> **Work to be completed**:
Starting with the first line of the listing, quote each line exactly until and including the one with "length=0, pad=17, labelcolor='black')", leaving pictures out.

Charts and diagrams as code
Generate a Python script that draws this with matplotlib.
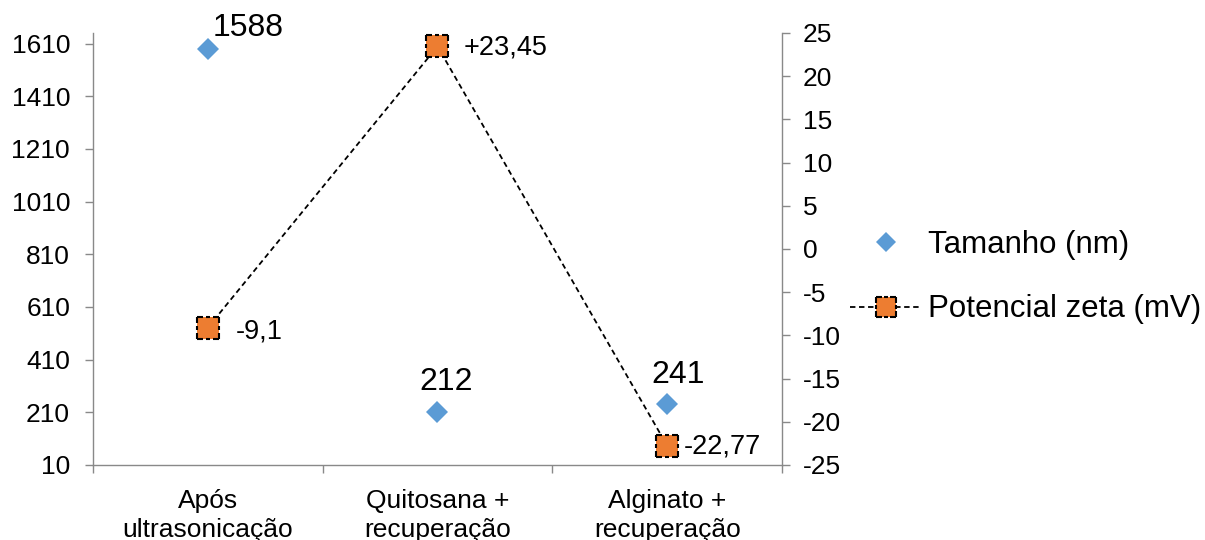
import matplotlib
matplotlib.use('Agg')
import matplotlib.pyplot as plt
from matplotlib.path import Path
from matplotlib.lines import Line2D
from matplotlib.legend_handler import HandlerTuple
import numpy as np

# ---- data ----
categories = ["Após\nultrasonicação", "Quitosana +\nrecuperação", "Alginato +\nrecuperação"]
tamanho_nm = [1588, 212, 241]
zeta_mv = [-9.1, 23.45, -22.77]
size_ticks = [10, 210, 410, 610, 810, 1010, 1210, 1410, 1610]
zeta_ticks = [-25, -20, -15, -10, -5, 0, 5, 10, 15, 20, 25]
series_names = ["Tamanho (nm)", "Potencial zeta (mV)"]

plt.rcParams['font.family'] = ['Liberation Sans', 'DejaVu Sans']
plt.rcParams['axes.unicode_minus'] = False

BLUE = '#5B9BD5'
ORANGE = '#ED7D31'
GRAY = '#898989'

fig = plt.figure(figsize=(12.05, 5.4), dpi=100)
ax = fig.add_axes([93/1205, 1 - 465/540, (782-93)/1205, (465-33)/540])
ax2 = ax.twinx()

x = np.arange(1, len(categories) + 1)
ax.set_xlim(0.5, len(categories) + 0.5)
ax.set_ylim(10, 1650)
ax2.set_ylim(-25, 25)

# spines
for a in (ax, ax2):
    a.spines['top'].set_visible(False)
    for s in ('left', 'right', 'bottom'):
        a.spines[s].set_color(GRAY)
        a.spines[s].set_linewidth(1.0)
ax.spines['right'].set_visible(False)
ax2.spines['left'].set_visible(False)
ax2.spines['bottom'].set_visible(False)

# ticks
ax.set_yticks(size_ticks)
ax.tick_params(axis='y', direction='out', length=6, width=1.0, color=GRAY,
               labelsize=19, pad=10.5, labelcolor='black')
ax2.set_yticks(zeta_ticks)
ax2.tick_params(axis='y', direction='out', length=6, width=1.0, color=GRAY,
                labelsize=19, pad=9, labelcolor='black')
ax.set_xticks(np.arange(0.5, len(categories) + 1, 1.0))
ax.set_xticklabels([])
ax.tick_params(axis='x', which='major', direction='out', length=6, width=1.0, color=GRAY)
ax.set_xticks(x, minor=True)
ax.set_xticklabels(categories, minor=True, fontsize=19, linespacing=1.3)
ax.tick_params(axis='x', which='minor', length=0, pad=17, labelcolor='black')

# size series (diamonds)
h1, = ax.plot(x, tamanho_nm, linestyle='none', marker='D', markersize=11,
              color=BLUE, markeredgewidth=0, zorder=3, clip_on=False)
size_offsets = [(40, 21), (9, 30), (11, 29)]
for xi, v, off in zip(x, tamanho_nm, size_offsets):
    ax.annotate(f"{v}", (xi, v), xytext=off, textcoords='offset pixels',
                ha='center', va='center', fontsize=23, annotation_clip=False)

# dashed square marker outline
d = [(0.0, 0.28), (0.4, 0.6), (0.72, 1.0)]
corners = [(-0.5, -0.5), (0.5, -0.5), (0.5, 0.5), (-0.5, 0.5), (-0.5, -0.5)]
verts, codes = [], []
for i in range(4):
    (x0, y0), (x1, y1) = corners[i], corners[i + 1]
    for a0, a1 in d:
        verts.append((x0 + (x1 - x0) * a0, y0 + (y1 - y0) * a0))
        verts.append((x0 + (x1 - x0) * a1, y0 + (y1 - y0) * a1))
        codes += [Path.MOVETO, Path.LINETO]
dashed_sq = Path(verts, codes)

h2, = ax2.plot(x, zeta_mv, linestyle=(0, (3, 2)), color='black', linewidth=1.3,
               marker='s', markersize=16, markerfacecolor=ORANGE, markeredgewidth=0,
               zorder=3, clip_on=False)
h3, = ax2.plot(x, zeta_mv, linestyle='none', marker=dashed_sq, markersize=16,
               markerfacecolor='none', markeredgecolor='black', markeredgewidth=1.5,
               zorder=4, clip_on=False)
zeta_offsets = [(28, -4), (26, -1), (17, -1)]
for xi, v, off in zip(x, zeta_mv, zeta_offsets):
    lab = f"{v:+g}".replace('.', ',')
    ax2.annotate(lab, (xi, v), xytext=(off[0], off[1]), textcoords='offset pixels',
                 ha='left', va='center', fontsize=19.5, annotation_clip=False)

# legend
hl1 = Line2D([], [], linestyle='none', marker='D', markersize=10, color=BLUE, markeredgewidth=0)
hl2 = Line2D([], [], linestyle=(0, (3, 2)), color='black', linewidth=1.3,
             marker='s', markersize=14, markerfacecolor=ORANGE, markeredgewidth=0)
hl3 = Line2D([], [], linestyle='none', marker=dashed_sq, markersize=14,
             markerfacecolor='none', markeredgecolor='black', markeredgewidth=1.5)
leg = fig.legend([hl1, (hl2, hl3)], series_names, loc='center left',
                 bbox_to_anchor=(850/1205, 1 - 277/540), frameon=False,
                 fontsize=22.5, handlelength=2.3, handletextpad=0.2,
                 labelspacing=1.12, borderpad=0, borderaxespad=0,
                 handler_map={tuple: HandlerTuple(ndivide=1, pad=0)})

fig.savefig('out.png', dpi=100)
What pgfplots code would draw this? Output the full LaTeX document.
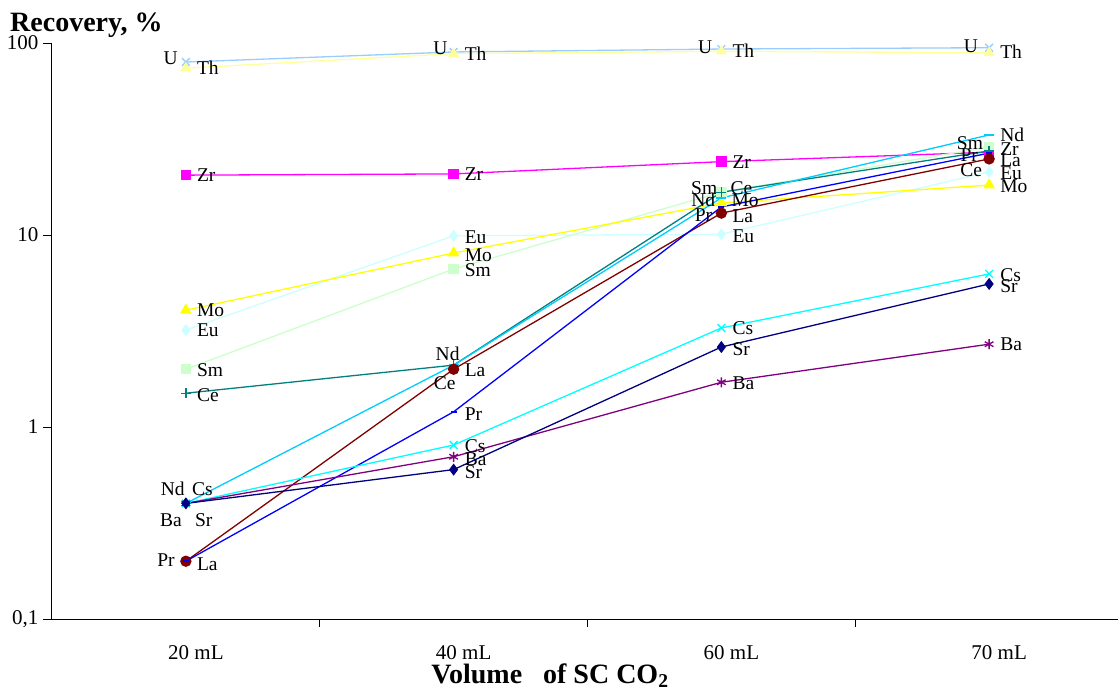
\documentclass[border=0pt]{standalone}
\usepackage{fontspec}
\setmainfont{Liberation Serif}
\usepackage{pgfplots}
\pgfplotsset{compat=1.18}
\definecolor{cU}{HTML}{99CCFF}
\definecolor{cTh}{HTML}{FFFF99}
\definecolor{cZr}{HTML}{FF00FF}
\definecolor{cNd}{HTML}{00CCFF}
\definecolor{cSm}{HTML}{CCFFCC}
\definecolor{cCe}{HTML}{008080}
\definecolor{cMo}{HTML}{FFFF00}
\definecolor{cEu}{HTML}{CCFFFF}
\definecolor{cLa}{HTML}{800000}
\definecolor{cPr}{HTML}{0000FF}
\definecolor{cCs}{HTML}{00FFFF}
\definecolor{cSr}{HTML}{000080}
\definecolor{cBa}{HTML}{800080}
\tikzset{lab/.style={font=\fontsize{19.5}{21}\selectfont, inner sep=0pt}}
\newcommand\lb[6]{\node[lab,anchor=#3,xshift=#4pt,yshift=#5pt] at (axis cs:#1,#2) {#6};}
\begin{document}
\begin{tikzpicture}
\useasboundingbox (-52pt,-74pt) rectangle (1066pt,619pt);
\begin{axis}[
  scale only axis,
  width=1071pt, height=576pt,
  xmin=-0.5, xmax=3.5,
  ymode=log, ymin=0.1, ymax=100,
  axis x line*=bottom, axis y line*=left,
  axis line style={black, line width=1pt, -},
  ytick={0.1,1,10,100},
  yticklabels={{0,1},1,10,100},
  yminorticks=false,
  xtick={0,1,2,3},
  xticklabels={20 mL,40 mL,60 mL,70 mL},
  minor xtick={0.5,1.5,2.5},
  major x tick style={draw=none},
  tick align=outside,
  major tick length=9pt,
  minor tick length=8pt,
  tick style={black, line width=0.8pt},
  ticklabel style={font=\fontsize{21}{24}\selectfont},
  xticklabel style={xshift=10pt, yshift=-14pt},
  yticklabel style={xshift=-1pt},
  clip=false,
  every axis plot/.append style={line width=1.3pt},
]
\addplot[cU, mark=x, mark size=5.5pt] coordinates {(0,79.6)(1,89.8)(2,93)(3,94.5)};
\addplot[cTh, mark=triangle*, mark size=5pt] coordinates {(0,74)(1,88)(2,90.5)(3,89)};
\addplot[cZr, mark=square*, mark size=4.5pt] coordinates {(0,20.5)(1,20.8)(2,24.1)(3,27.0)};
\addplot[cEu, mark=diamond*, mark size=5pt] coordinates {(0,3.2)(1,9.9)(2,10.1)(3,21.3)};
\addplot[cSm, mark=square*, mark size=4.5pt] coordinates {(0,2.0)(1,6.65)(2,16.7)(3,28.7)};
\addplot[cMo, mark=triangle*, mark size=5.5pt] coordinates {(0,4.06)(1,8.06)(2,14.7)(3,18.2)};
\addplot[cCe, mark=+, mark size=5pt] coordinates {(0,1.5)(1,2.1)(2,16.7)(3,27.4)};
\addplot[cNd, mark=-, mark size=5pt, mark options={line width=2pt}] coordinates {(0,0.4)(1,2.1)(2,15.6)(3,33.2)};
\addplot[cLa, mark=*, mark size=5pt] coordinates {(0,0.2)(1,2.0)(2,13.0)(3,24.9)};
\addplot[cPr, mark=-, mark size=3pt, mark options={line width=2pt}] coordinates {(0,0.2)(1,1.2)(2,14.0)(3,26.7)};
\addplot[cCs, mark=x, mark size=5.5pt] coordinates {(0,0.4)(1,0.806)(2,3.28)(3,6.27)};
\addplot[cBa, mark=asterisk, mark size=5pt] coordinates {(0,0.4)(1,0.7)(2,1.71)(3,2.7)};
\addplot[cSr, mark=diamond*, mark size=5pt] coordinates {(0,0.4)(1,0.6)(2,2.61)(3,5.56)};
% labels
\lb{0}{79.6}{east}{-8}{4}{U}
\lb{1}{89.8}{east}{-6}{4}{U}
\lb{2}{93}{east}{-9}{1.5}{U}
\lb{3}{94.5}{east}{-11}{1.5}{U}
\lb{0}{74}{west}{11}{0}{Th}
\lb{1}{88}{west}{11}{0}{Th}
\lb{2}{90.5}{west}{11}{1}{Th}
\lb{3}{89}{west}{11}{1}{Th}
\lb{0}{20.5}{west}{11}{0}{Zr}
\lb{1}{20.8}{west}{11}{0}{Zr}
\lb{2}{24.1}{west}{11}{0}{Zr}
\lb{3}{27}{west}{11}{3.5}{Zr}
\lb{0}{4.06}{west}{11}{0}{Mo}
\lb{1}{8.06}{west}{11}{-2.5}{Mo}
\lb{2}{14.7}{west}{10}{3}{Mo}
\lb{3}{18.2}{west}{11}{-1.5}{Mo}
\lb{0}{3.2}{west}{11}{0}{Eu}
\lb{1}{9.9}{west}{11}{-1.5}{Eu}
\lb{2}{10.1}{west}{11}{-2.5}{Eu}
\lb{3}{21.3}{west}{11}{-1.5}{Eu}
\lb{0}{2.0}{west}{11}{-1}{Sm}
\lb{1}{6.65}{west}{11}{-1}{Sm}
\lb{2}{16.7}{east}{-4}{4}{Sm}
\lb{3}{28.7}{east}{-6}{3.5}{Sm}
\lb{0}{1.5}{west}{11}{-2}{Ce}
\lb{1}{2.1}{center}{-9}{-18.5}{Ce}
\lb{2}{16.7}{west}{9}{4}{Ce}
\lb{3}{27.4}{east}{-7}{-19}{Ce}
\lb{0}{0.4}{east}{-1}{14.5}{Nd}
\lb{1}{2.1}{center}{-6}{11.5}{Nd}
\lb{2}{15.6}{east}{-6}{-2}{Nd}
\lb{3}{33.2}{west}{11}{0}{Nd}
\lb{0}{0.2}{west}{11}{-2.5}{La}
\lb{1}{2.0}{west}{11}{-1}{La}
\lb{2}{13.0}{west}{11}{-3}{La}
\lb{3}{24.9}{west}{11}{-1}{La}
\lb{0}{0.2}{east}{-11}{1}{Pr}
\lb{1}{1.2}{west}{11}{-2}{Pr}
\lb{2}{14.0}{east}{-9}{-8}{Pr}
\lb{3}{26.7}{east}{-11}{-2}{Pr}
\lb{0}{0.4}{west}{6}{14.5}{Cs}
\lb{1}{0.806}{west}{11}{-1}{Cs}
\lb{2}{3.28}{west}{11}{0}{Cs}
\lb{3}{6.27}{west}{11}{-1}{Cs}
\lb{0}{0.4}{west}{9}{-17}{Sr}
\lb{1}{0.6}{west}{11}{-3}{Sr}
\lb{2}{2.61}{west}{11}{-2}{Sr}
\lb{3}{5.56}{west}{11}{-2}{Sr}
\lb{0}{0.4}{east}{-4}{-17}{Ba}
\lb{1}{0.7}{west}{11}{-2}{Ba}
\lb{2}{1.71}{west}{11}{-1}{Ba}
\lb{3}{2.7}{west}{11}{0}{Ba}
\end{axis}
\node[anchor=base west, inner sep=0pt, font=\fontsize{28}{30}\selectfont\bfseries] at (-42pt,587pt) {Recovery, \%};
\node[anchor=base, inner sep=0pt, font=\fontsize{28}{30}\selectfont\bfseries] at (498pt,-64pt) {Volume\ \ \ of SC CO\textsubscript{2}};
\end{tikzpicture}
\end{document}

> **Solved exercise**:
Generate a Python script that draws this with matplotlib.
import matplotlib
matplotlib.use('Agg')
import matplotlib.pyplot as plt
from matplotlib.path import Path
from matplotlib.lines import Line2D
from matplotlib.legend_handler import HandlerTuple
import numpy as np

# ---- data ----
categories = ["Após\nultrasonicação", "Quitosana +\nrecuperação", "Alginato +\nrecuperação"]
tamanho_nm = [1588, 212, 241]
zeta_mv = [-9.1, 23.45, -22.77]
size_ticks = [10, 210, 410, 610, 810, 1010, 1210, 1410, 1610]
zeta_ticks = [-25, -20, -15, -10, -5, 0, 5, 10, 15, 20, 25]
series_names = ["Tamanho (nm)", "Potencial zeta (mV)"]

plt.rcParams['font.family'] = ['Liberation Sans', 'DejaVu Sans']
plt.rcParams['axes.unicode_minus'] = False

BLUE = '#5B9BD5'
ORANGE = '#ED7D31'
GRAY = '#898989'

fig = plt.figure(figsize=(12.05, 5.4), dpi=100)
ax = fig.add_axes([93/1205, 1 - 465/540, (782-93)/1205, (465-33)/540])
ax2 = ax.twinx()

x = np.arange(1, len(categories) + 1)
ax.set_xlim(0.5, len(categories) + 0.5)
ax.set_ylim(10, 1650)
ax2.set_ylim(-25, 25)

# spines
for a in (ax, ax2):
    a.spines['top'].set_visible(False)
    for s in ('left', 'right', 'bottom'):
        a.spines[s].set_color(GRAY)
        a.spines[s].set_linewidth(1.0)
ax.spines['right'].set_visible(False)
ax2.spines['left'].set_visible(False)
ax2.spines['bottom'].set_visible(False)

# ticks
ax.set_yticks(size_ticks)
ax.tick_params(axis='y', direction='out', length=6, width=1.0, color=GRAY,
               labelsize=19, pad=10.5, labelcolor='black')
ax2.set_yticks(zeta_ticks)
ax2.tick_params(axis='y', direction='out', length=6, width=1.0, color=GRAY,
                labelsize=19, pad=9, labelcolor='black')
ax.set_xticks(np.arange(0.5, len(categories) + 1, 1.0))
ax.set_xticklabels([])
ax.tick_params(axis='x', which='major', direction='out', length=6, width=1.0, color=GRAY)
ax.set_xticks(x, minor=True)
ax.set_xticklabels(categories, minor=True, fontsize=19, linespacing=1.3)
ax.tick_params(axis='x', which='minor', length=0, pad=17, labelcolor='black')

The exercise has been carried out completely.